One of our main causes at Tearfund is addressing and preventing Modern Slavery. We do this through our programmatic work in Asia-Pacific, lobbying the New Zealand Government for legislative change, the most recent being for a New Zealand Modern Slavery Act, and through this research, where we work with companies to reduce the risk of worker exploitation and environmental damage in their supply chains. We believe every human has inherent dignity and should be treated as such. Through our advocacy, we work to hold those in power accountable and create systems level change to see this vision become a reality. We believe that together, we can create a fashion industry that empowers and doesn't exploit; that preserves and doesn't destroy.

The Ethical Fashion Project aims to improve the lives of workers in fashion supply chains and promote environmental sustainability. One of the main ways to achieve these aims is through building relationships with fashion companies and influencing action from the inside out. We provide fashion companies with a range of resources, webinars and advice to improve their ethical sourcing capacity and their business practices. But a key reason fashion companies are willing to engage with us is that people tell them these issues are important to them! When passionate supporters contact brands or share a post on their social media, this contributes to a social movement that values the way brands treat their workers and the environment.

In New Zealand, all companies estimated to have a revenue in excess of NZ$30 million have been automatically included in the 2022 Report, as were Australian and global companies estimated to have an annual revenue in excess of AU$50 million. This selection process ensures the largest companies with the greatest consumer reach and market share, and subsequent impact on workers, are included.

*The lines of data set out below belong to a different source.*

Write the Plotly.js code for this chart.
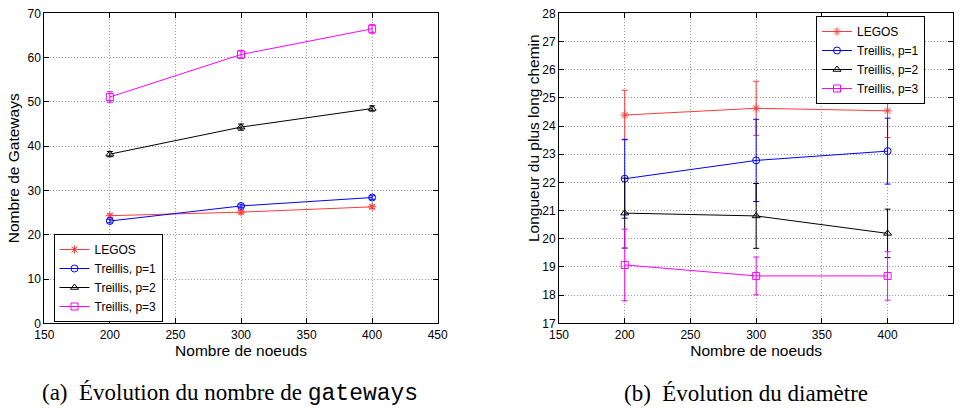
<!DOCTYPE html>
<html>
<head>
<meta charset="utf-8">
<script src="https://cdn.plot.ly/plotly-3.0.1.min.js"></script>
<style>html,body{margin:0;padding:0;background:#fff;}#chart{width:962px;height:408px;}</style>
</head>
<body>
<div id="chart"></div>
<script>
// Data
const nodes = [200, 300, 400];
const seriesNames = ["LEGOS", "Treillis, p=1", "Treillis, p=2", "Treillis, p=3"];

// (a) Number of gateways
const gwLegos = [24.3, 25.1, 26.3];
const gwLegosErr = [0.4, 0.4, 0.4];
const gwP1 = [23.1, 26.5, 28.4];
const gwP1Err = [0.4, 0.4, 0.4];
const gwP2 = [38.2, 44.3, 48.5];
const gwP2Err = [0.6, 0.7, 0.6];
const gwP3 = [51.1, 60.7, 66.5];
const gwP3Err = [1.2, 0.9, 1.0];

// (b) Diameter (longest path length)
const dLegos = [24.39, 24.63, 24.54];
const dLegosErr = [0.88, 0.96, 0.95];
const dP1 = [22.13, 22.78, 23.11];
const dP1Err = [1.40, 1.46, 1.17];
const dP2 = [20.91, 20.81, 20.19];
const dP2Err = [1.24, 1.15, 0.86];
const dP3 = [19.07, 18.68, 18.68];
const dP3Err = [1.27, 0.67, 0.86];

const xTicks = [150, 200, 250, 300, 350, 400, 450];
const yTicksA = [0, 10, 20, 30, 40, 50, 60, 70];
const yTicksB = [17, 18, 19, 20, 21, 22, 23, 24, 25, 26, 27, 28];

const colors = ["#ff3a3a", "#0000ff", "#000000", "#ff00ff"];
const symbols = ["asterisk-open", "circle-open", "triangle-up-open", "square-open"];

function mk(y, err, i, xa, ya, leg) {
  return {
    x: nodes, y: y, type: "scatter", mode: "lines+markers",
    name: seriesNames[i], xaxis: xa, yaxis: ya, legend: leg,
    line: {color: colors[i], width: 1},
    marker: {symbol: symbols[i], size: 7, color: colors[i], line: {color: colors[i], width: 1}},
    error_y: {type: "data", array: err, visible: true, color: colors[i], thickness: 1, width: 3}
  };
}

const traces = [
  mk(gwLegos, gwLegosErr, 0, "x", "y", "legend"),
  mk(gwP1, gwP1Err, 1, "x", "y", "legend"),
  mk(gwP2, gwP2Err, 2, "x", "y", "legend"),
  mk(gwP3, gwP3Err, 3, "x", "y", "legend"),
  mk(dLegos, dLegosErr, 0, "x2", "y2", "legend2"),
  mk(dP1, dP1Err, 1, "x2", "y2", "legend2"),
  mk(dP2, dP2Err, 2, "x2", "y2", "legend2"),
  mk(dP3, dP3Err, 3, "x2", "y2", "legend2")
];

const fam = "Liberation Sans, Arial, sans-serif";
const font = {family: fam, size: 12, color: "#000"};
const titleFont = {family: fam, size: 15.5, color: "#000"};
function xax(domain, anchor) {
  return {
    domain: domain, anchor: anchor, range: [150, 450], tickvals: xTicks,
    showline: true, linecolor: "#000", linewidth: 1, mirror: "ticks",
    ticks: "inside", ticklen: 5, tickcolor: "#000",
    showgrid: true, gridcolor: "#999999", griddash: "1px,2px", gridwidth: 1,
    zeroline: false, tickfont: font, fixedrange: true,
    title: {text: "Nombre de noeuds", font: titleFont, standoff: 0}
  };
}
function yax(domain, anchor, range, ticks, title) {
  return {
    domain: domain, anchor: anchor, range: range, tickvals: ticks,
    showline: true, linecolor: "#000", linewidth: 1, mirror: "ticks",
    ticks: "inside", ticklen: 5, tickcolor: "#000",
    showgrid: true, gridcolor: "#999999", griddash: "1px,2px", gridwidth: 1,
    zeroline: false, tickfont: font, fixedrange: true,
    title: {text: title, font: titleFont, standoff: 4}
  };
}

const yDom = [(408 - 323.3) / 408, (408 - 13.3) / 408];
const layout = {
  width: 962, height: 408,
  margin: {l: 0, r: 0, t: 0, b: 0},
  paper_bgcolor: "#fff", plot_bgcolor: "#fff",
  font: font,
  xaxis: xax([44.3 / 962, 437.7 / 962], "y"),
  yaxis: yax(yDom, "x", [0, 70], yTicksA, "Nombre de Gateways"),
  xaxis2: xax([559 / 962, 953.3 / 962], "y2"),
  yaxis2: yax(yDom, "x2", [17, 28], yTicksB, ""),
  legend: {
    x: 53.5 / 962, y: (408 - 278) / 408, xanchor: "left", yanchor: "middle",
    bgcolor: "#fff", bordercolor: "#000", borderwidth: 1,
    font: {family: fam, size: 12, color: "#000"}, tracegroupgap: 0, itemwidth: 30
  },
  legend2: {
    x: 816 / 962, y: (408 - 16) / 408, xanchor: "left", yanchor: "top",
    bgcolor: "#fff", bordercolor: "#000", borderwidth: 1,
    font: {family: fam, size: 12, color: "#000"}, tracegroupgap: 0, itemwidth: 30
  },
  annotations: [
    {xref: "paper", yref: "paper", x: 533 / 962, y: (408 - 138) / 408, xanchor: "center", yanchor: "middle",
     showarrow: false, textangle: -90, text: "Longueur du plus long chemin", font: titleFont},
    {xref: "paper", yref: "paper", x: 40 / 962, y: (408 - 393) / 408, xanchor: "left", yanchor: "middle",
     showarrow: false,
     text: '(a)  Évolution du nombre de <span style="font-family:\'Liberation Mono\', monospace">gateways</span>',
     font: {family: "Liberation Serif, Times New Roman, serif", size: 23, color: "#000"}},
    {xref: "paper", yref: "paper", x: 622 / 962, y: (408 - 393) / 408, xanchor: "left", yanchor: "middle",
     showarrow: false,
     text: "(b)  Évolution du diamètre",
     font: {family: "Liberation Serif, Times New Roman, serif", size: 23, color: "#000"}}
  ],
  showlegend: true
};

Plotly.newPlot("chart", traces, layout, {staticPlot: true, displayModeBar: false});
</script>
</body>
</html>
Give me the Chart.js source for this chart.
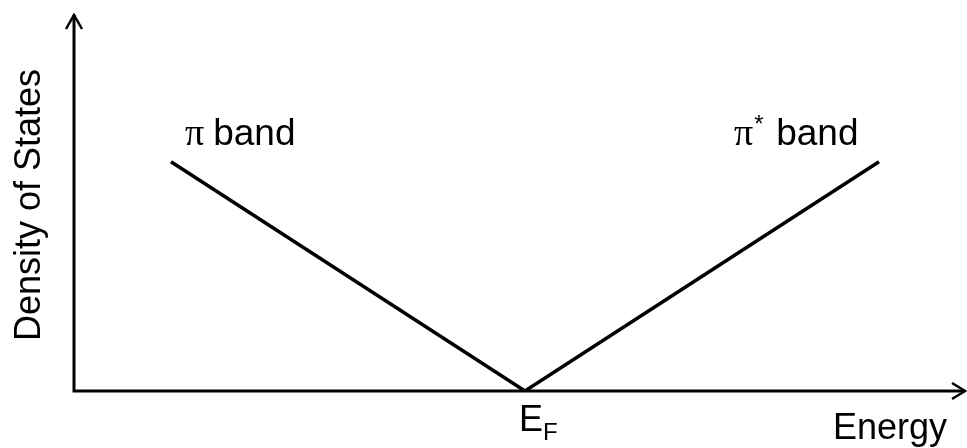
<!DOCTYPE html>
<html>
<head>
<meta charset="utf-8">
<script src="https://cdn.jsdelivr.net/npm/chart.js@4"></script>
<style>
  html,body{margin:0;padding:0;background:#fff;}
  #wrap{width:967px;height:448px;}
</style>
</head>
<body>
<div id="wrap"><canvas id="dos"></canvas></div>
<script>
/* ---- data: graphene-like linear density of states around E_F ---- */
const energy = [-1, 0, 1];
const density = [1, 0, 1];
const bandLabels = ['\u03c0', '\u03c0*'];
const xRange = [-1.274, 1.243];
const yRange = [0, 1.64];

const SANS = '"Liberation Sans", Arial, sans-serif';
const SERIF = '"Liberation Serif", "Times New Roman", serif';

// axes with arrow heads + all the annotation text
const sketchPlugin = {
  id: 'sketch',
  afterDatasetsDraw(chart){
    const {ctx, scales:{x, y}} = chart;
    const x0 = x.getPixelForValue(xRange[0]);
    const x1 = x.getPixelForValue(xRange[1]);
    const y0 = y.getPixelForValue(0);
    const yTop = y.getPixelForValue(yRange[1]);
    ctx.save();
    ctx.strokeStyle = '#000';
    ctx.lineWidth = 3;
    ctx.lineCap = 'butt';
    ctx.beginPath();
    ctx.moveTo(x0, yTop); ctx.lineTo(x0, y0); ctx.lineTo(x1, y0);
    ctx.stroke();
    // arrow heads
    ctx.lineWidth = 2.5;
    ctx.beginPath();
    ctx.moveTo(x0-8, yTop+14); ctx.lineTo(x0, yTop); ctx.lineTo(x0+8, yTop+14);
    ctx.moveTo(x1-13, y0-8); ctx.lineTo(x1, y0); ctx.lineTo(x1-13, y0+8);
    ctx.stroke();

    ctx.fillStyle = '#000';
    ctx.textBaseline = 'alphabetic';
    const bandY = y.getPixelForValue(density[0]) - 17;
    // π band (left)
    let px = x.getPixelForValue(energy[0]) + 14;
    ctx.font = '38px ' + SERIF;
    ctx.fillText(bandLabels[0], px, bandY);
    px += ctx.measureText(bandLabels[0]).width + 9;
    ctx.font = '37px ' + SANS;
    ctx.fillText('band', px, bandY);
    // π* band (right)
    px = x.getPixelForValue(energy[2]) - 145;
    ctx.font = '38px ' + SERIF;
    ctx.fillText('\u03c0', px, bandY);
    px += ctx.measureText('\u03c0').width;
    ctx.font = '24px ' + SANS;
    ctx.fillText('*', px + 1, bandY - 13);
    px += 23;
    ctx.font = '37px ' + SANS;
    ctx.fillText('band', px, bandY);
    // E_F under the vertex
    const ex = x.getPixelForValue(energy[1]) - 6;
    ctx.font = '36px ' + SANS;
    ctx.fillText('E', ex, y0 + 40);
    const ew = ctx.measureText('E').width;
    ctx.font = '24px ' + SANS;
    ctx.fillText('F', ex + ew, y0 + 49);
    // axis titles
    ctx.font = '36px ' + SANS;
    ctx.textAlign = 'right';
    ctx.fillText('Energy', x1 - 18, y0 + 48);
    ctx.translate(40, (yTop + y0) / 2 + 2);
    ctx.rotate(-Math.PI / 2);
    ctx.textAlign = 'center';
    ctx.fillText('Density of States', 0, 0);
    ctx.restore();
  }
};

new Chart(document.getElementById('dos'), {
  type: 'line',
  data: {
    datasets: [{
      data: energy.map((e, i) => ({x: e, y: density[i]})),
      borderColor: '#000',
      borderWidth: 3.5,
      pointRadius: 0,
      tension: 0,
      fill: false
    }]
  },
  options: {
    responsive: true,
    maintainAspectRatio: false,
    animation: false,
    layout: { padding: {left: 74, right: 2, top: 15, bottom: 57} },
    plugins: { legend: {display: false}, tooltip: {enabled: false} },
    scales: {
      x: { type: 'linear', min: xRange[0], max: xRange[1], display: false },
      y: { type: 'linear', min: yRange[0], max: yRange[1], display: false }
    }
  },
  plugins: [sketchPlugin]
});
</script>
</body>
</html>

Each survey question has a set of stringent validation criteria which must be met to obtain credit. While these evidentiary requirements vary from question to question, wherever possible we request third-party documentary evidence, such as audits. Since our research team assesses over 100 companies throughout the survey process, they are able to clearly identify areas of weakness in evidence documents provided and request further validation to meet requirements. For companies whose surveys have been completed using ‘Public Information Only’, the same evidence requirements and substance assessments apply.

It is important to note that the research team do not conduct site inspections as part of this process. Therefore, company grades are not an assessment of actual conditions in factories and farms, but rather an analysis of the strength of a company’s labour rights and environmental management systems. This research relies on data that is publicly available, alongside evidence of systems and practices provided by companies themselves. Wherever possible, the research team and company representatives work through the survey questions, allowing both parties to be satisfied that the data presented is an accurate representation of the company’s policies and processes.